Der ungarischstämmige US-Milliardär George Soros, der derzeit in Wien weilt, ist am Sonntagabend mit Bundeskanzler Sebastian Kurz zu einem Arbeitsgespräch zusammengetroffen. Laut dem Kanzlerbüro ging es dabei vor allem um die Themen Brexit, Migration und die Ansiedlung der von Soros gegründeten Central European University. Für die rechtskonservative ungarische Regierung ist der 88-jährige Soros eine Hassfigur, dem die Schuld an der Migrationskrise des Jahres 2015 umgehängt wird. Ihm wird vorgeworfen, einen eigenen „Plan“ zur Ansiedlung von Migranten in Europa zu haben. Die österreichische Regierung sieht den Holocaust-Überlebenden weit weniger kritisch. In der Migrationspolitik gebe es aber „durchaus unterschiedliche Auffassungen“, hieß es nach dem Treffen aus dem Kanzlerbüro.
Einig ist man sich hingegen über die Ansiedlung der Soros-Uni, die in Ungarn massiv unter Druck geraten ist und das Land verlassen will.

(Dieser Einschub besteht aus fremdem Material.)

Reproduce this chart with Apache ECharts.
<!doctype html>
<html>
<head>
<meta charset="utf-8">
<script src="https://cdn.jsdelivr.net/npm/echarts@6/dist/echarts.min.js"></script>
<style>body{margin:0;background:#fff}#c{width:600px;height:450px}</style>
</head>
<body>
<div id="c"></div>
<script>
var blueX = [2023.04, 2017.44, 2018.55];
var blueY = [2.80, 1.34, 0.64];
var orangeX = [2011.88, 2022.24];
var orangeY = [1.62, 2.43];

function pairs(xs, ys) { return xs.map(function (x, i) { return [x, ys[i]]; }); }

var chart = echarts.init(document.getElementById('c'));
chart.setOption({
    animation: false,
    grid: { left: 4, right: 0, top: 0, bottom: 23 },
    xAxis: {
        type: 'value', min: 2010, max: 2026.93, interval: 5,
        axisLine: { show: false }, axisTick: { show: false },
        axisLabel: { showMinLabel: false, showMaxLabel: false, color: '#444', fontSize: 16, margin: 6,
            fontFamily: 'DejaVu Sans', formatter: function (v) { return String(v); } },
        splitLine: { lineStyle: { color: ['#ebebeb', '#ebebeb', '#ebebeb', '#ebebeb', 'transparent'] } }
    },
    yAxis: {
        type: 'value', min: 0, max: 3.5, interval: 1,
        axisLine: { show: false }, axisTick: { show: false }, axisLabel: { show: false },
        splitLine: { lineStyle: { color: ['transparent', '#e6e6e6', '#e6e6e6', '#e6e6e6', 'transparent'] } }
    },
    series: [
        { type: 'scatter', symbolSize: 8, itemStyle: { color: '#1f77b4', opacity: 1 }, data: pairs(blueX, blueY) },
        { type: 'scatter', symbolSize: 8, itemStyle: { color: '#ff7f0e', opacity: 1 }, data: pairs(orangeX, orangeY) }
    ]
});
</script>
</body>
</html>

Nach dem Beschluss eines entsprechenden Gesetzes der Regierung von Ministerpräsident Viktor Orban über ausländische Universitäten hängt die CEU in der Luft. Noch unter der vergangenen rot-schwarzen Regierung war der international renommierten Universität eine Übersiedlung nach Wien angeboten worden. Bereits im Herbst 2019 soll der Forschungs- und Lehrbetrieb am Areal des Otto-Wagner-Spitals in Wien beginnen.
Soros-Uni: „Technische Fragen“ werden mit Bildungsminister geklärt
Soros besprach am Montag mit Bildungsminister Heinz Faßmann (ÖVP) die Modalitäten der Akkreditierung der CEU in Österreich. „Ich begrüße die Verstärkung des Universitätsstandortes Wien", sagte Faßmann am Rande einer Feier zum 25. Gründungstag des ebenfalls von Soros finanzierten Open Medical Institutes in Wien. Die in Österreich ansässige Institution bietet vornehmlich Fortbildungen für Ärzte und medizinisches Personal an, um den Braindrain aus ärmeren Ländern zu verringern. Soros habe über die Situation in Ungarn geklagt, berichtete Faßmann.

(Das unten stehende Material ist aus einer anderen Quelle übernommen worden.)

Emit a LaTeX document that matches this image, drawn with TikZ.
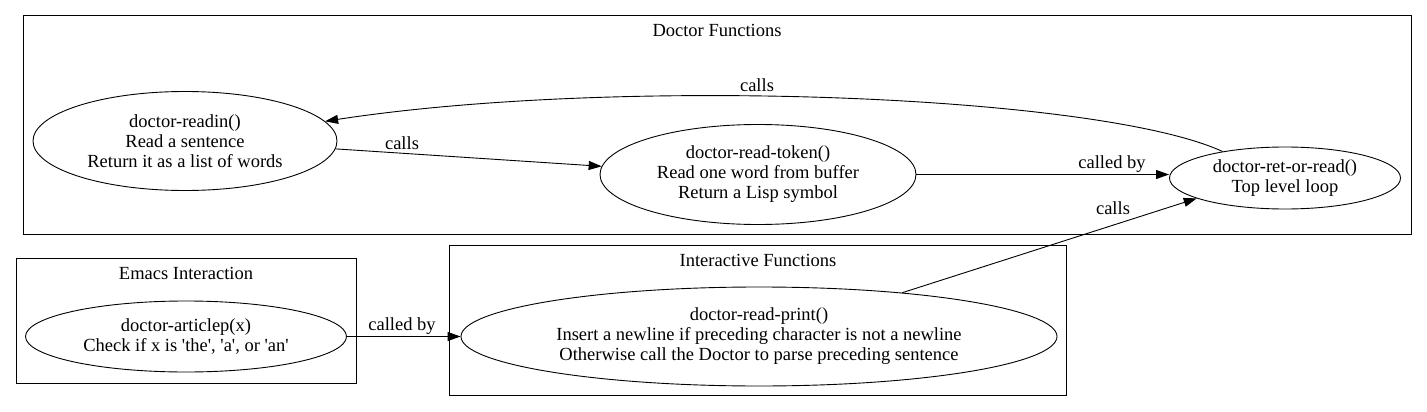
\documentclass[tikz,border=0pt]{standalone}
\usepackage{fontspec}
\setmainfont{Liberation Serif}
\usetikzlibrary{shapes.geometric, arrows.meta}

\begin{document}
\begin{tikzpicture}[x=1pt, y=-1pt,
        font=\fontsize{18.5}{20}\selectfont,
        fn/.style={draw, ellipse, align=center, inner sep=0pt, line width=0.9pt},
        grp/.style={draw, line width=1pt},
        lbl/.style={inner sep=1pt},
        link/.style={line width=0.9pt, -{Triangle[length=13pt,width=9pt]}}]
        \useasboundingbox (0,0) rectangle (1427,412);

        \draw[grp] (23,16) rectangle (1411,234);
        \draw[grp] (16,258) rectangle (356,383);
        \draw[grp] (449,245) rectangle (1066,395);

        \node[lbl] (doctorlbl) at (717,30) {Doctor Functions};
        \node[lbl] (emacslbl) at (186,273) {Emacs Interaction};
        \node[lbl] (interlbl) at (758,260) {Interactive Functions};

        \node[fn, minimum width=304, minimum height=99] (readin) at (185,141)
            {doctor-readin()\\Read a sentence\\Return it as a list of words};
        \node[fn, minimum width=316, minimum height=100] (readtoken) at (758,174.5)
            {doctor-read-token()\\Read one word from buffer\\Return a Lisp symbol};
        \node[fn, minimum width=231, minimum height=62] (retread) at (1285,178)
            {doctor-ret-or-read()\\Top level loop};
        \node[fn, minimum width=321, minimum height=71] (articlep) at (186,336.5)
            {doctor-articlep(x)\\Check if x is \textquotesingle the\textquotesingle, \textquotesingle a\textquotesingle, or \textquotesingle an\textquotesingle};
        \node[fn, minimum width=596, minimum height=99] (readprint) at (759,336.5)
            {doctor-read-print()\\Insert a newline if preceding character is not a newline\\Otherwise call the Doctor to parse preceding sentence};

        \draw[link] (readin.-3) -- (readtoken.177);
        \draw[link] (readtoken.east) -- (retread.west |- readtoken.east);
        \draw[link] (retread.157) .. controls (1100,95) and (620,76) .. (readin.8);
        \draw[link] (articlep.east) -- (readprint.west);
        \draw[link] (readprint.17) -- (retread.193);

        \node[lbl] (calls1) at (402,143) {calls};
        \node[lbl] (calledby1) at (1112,164) {called by};
        \node[lbl] (calls2) at (757,85) {calls};
        \node[lbl] (calledby2) at (402,326) {called by};
        \node[lbl] (calls3) at (1113,208) {calls};
\end{tikzpicture}
\end{document}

Gefragt bezüglich der Angriffe auf Soros vonseiten mancher FPÖ-Politiker meinte der Minister, die Freiheit der Wissenschaften sei in Österreich ein „hohes Gut“. Daran würde auch nicht gerüttelt, „wenn es Zurufe gibt“. Soros selbst wollte sich nach der Veranstaltung gegenüber Medien nicht äußern.
„Soros-Trumpf“: Budapest von Kurz enttäuscht
Von ungarischen Medien wurde im September auch Kurz in die Nähe von Soros gerückt, nachdem er die Einleitung des EU-Rechtsstaatsverfahrens gegen Ungarn unterstützt hatte. „Spielt Soros mit Kurz seinen letzten Trumpf aus?“ titelte damals die regierungsnahe Zeitung „Magyar Idök“, die auch daran erinnerte, dass Kurz Mitglied des von Soros mitbegründeten „Europäischen Rates für Außenbeziehungen“ (EFCR) ist. Dem Rat gehören 330 Mitglieder verschiedenster politischer Überzeugungen an, darunter 18 Regierungschefs und 27 Außenminister. Unter den zehn österreichischen Mitgliedern sind unter anderem Ex-Kanzler Wolfgang Schüssel und Ex-Außenministerin Ursula Plassnik (beide ÖVP), die ehemalige Grünen-EU-Abgeordnete Ulrike Lunacek, der frühere Generalsekretär im Außenamt Albert Rohan sowie Erste-Bank-Chef Andreas Treichl.